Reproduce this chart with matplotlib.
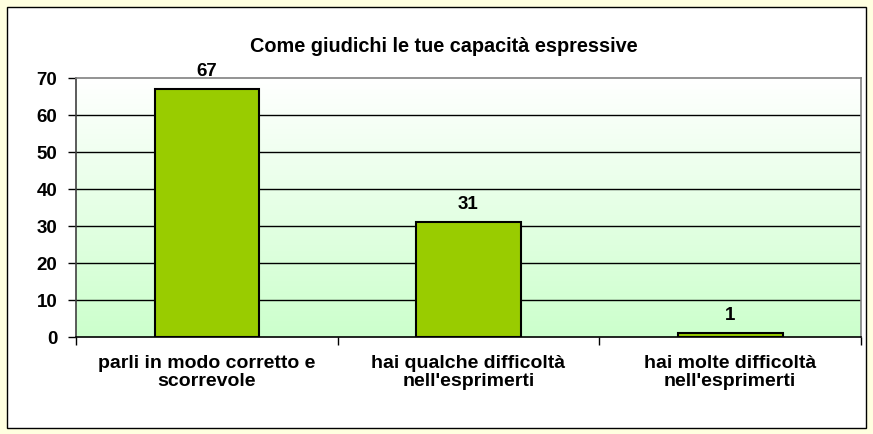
import numpy as np
import matplotlib
matplotlib.use("Agg")
import matplotlib.pyplot as plt
from matplotlib.patches import Rectangle
from matplotlib.colors import LinearSegmentedColormap

# dati del grafico
categorie = ["parli in modo corretto e\nscorrevole",
             "hai qualche difficoltà\nnell'esprimerti",
             "hai molte difficoltà\nnell'esprimerti"]
valori = [67, 31, 1]
tick_y = [0, 10, 20, 30, 40, 50, 60, 70]
titolo = "Come giudichi le tue capacità espressive"

plt.rcParams['font.family'] = ['Liberation Sans', 'DejaVu Sans']
plt.rcParams['font.weight'] = 'bold'

W, H = 873, 435
fig = plt.figure(figsize=(W / 100, H / 100), dpi=100)
fig.patch.set_facecolor('#FFFFE0')

# riquadro bianco del grafico
fig.patches.append(Rectangle((7 / W, 1 - 429 / H), 859 / W, 421 / H,
                             transform=fig.transFigure, facecolor='white',
                             edgecolor='black', linewidth=1.0, zorder=-5))

ax = fig.add_axes([76 / W, 1 - 338 / H, 785 / W, 259 / H])
ax.set_facecolor('none')

x = np.arange(len(valori))
ax.set_xlim(-0.5, len(valori) - 0.5)
ax.set_ylim(0, 70)

# sfondo sfumato bianco -> verde chiaro
cmap = LinearSegmentedColormap.from_list('sf', ['#CCFFCC', '#FFFFFF'])
grad = np.linspace(0, 1, 256).reshape(-1, 1)
ax.imshow(grad, cmap=cmap, aspect='auto', origin='lower',
          extent=(-0.5, len(valori) - 0.5, 0, 70), zorder=0)

for y in tick_y[1:-1]:
    ax.axhline(y, color='black', linewidth=1.0, zorder=1)

ax.bar(x, valori, width=0.4, color='#99CC00', edgecolor='black',
       linewidth=1.5, zorder=2)

for xi, v in zip(x, valori):
    ax.annotate(str(v), (xi, v), xytext=(0, 7.5), textcoords='offset points',
                ha='center', va='bottom', fontsize=13.5, fontweight='bold')

ax.set_yticks(tick_y)
ax.set_yticklabels([str(t) for t in tick_y], fontsize=13.5, fontweight='bold')
ax.set_xticks(x)
ax.set_xticklabels(categorie, fontsize=14, fontweight='bold',
                   linespacing=1.12)
ax.tick_params(axis='x', length=0, pad=12)
ax.tick_params(axis='y', length=6, width=1, pad=7.5)

# tacche dell'asse x ai confini delle categorie
ax.set_xticks(np.arange(-0.5, len(valori), 1.0), minor=True)
ax.tick_params(axis='x', which='minor', length=6, width=1, color='black')

ax.spines['left'].set_color('#404040')
ax.spines['bottom'].set_color('black')
ax.spines['top'].set_color('#808080')
ax.spines['right'].set_color('#808080')
for s in ax.spines.values():
    s.set_linewidth(1.2)

fig.text(444 / W, 1 - 46 / H, titolo, ha='center', va='center',
         fontsize=14.3, fontweight='bold')

fig.savefig('out.png', dpi=100, facecolor=fig.get_facecolor())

*Your instructions*: Report all lines of the material that contain the word "matplotlib".

*Task response*:
Reproduce this chart with matplotlib.
import matplotlib
matplotlib.use("Agg")
import matplotlib.pyplot as plt
from matplotlib.patches import Rectangle
from matplotlib.colors import LinearSegmentedColormap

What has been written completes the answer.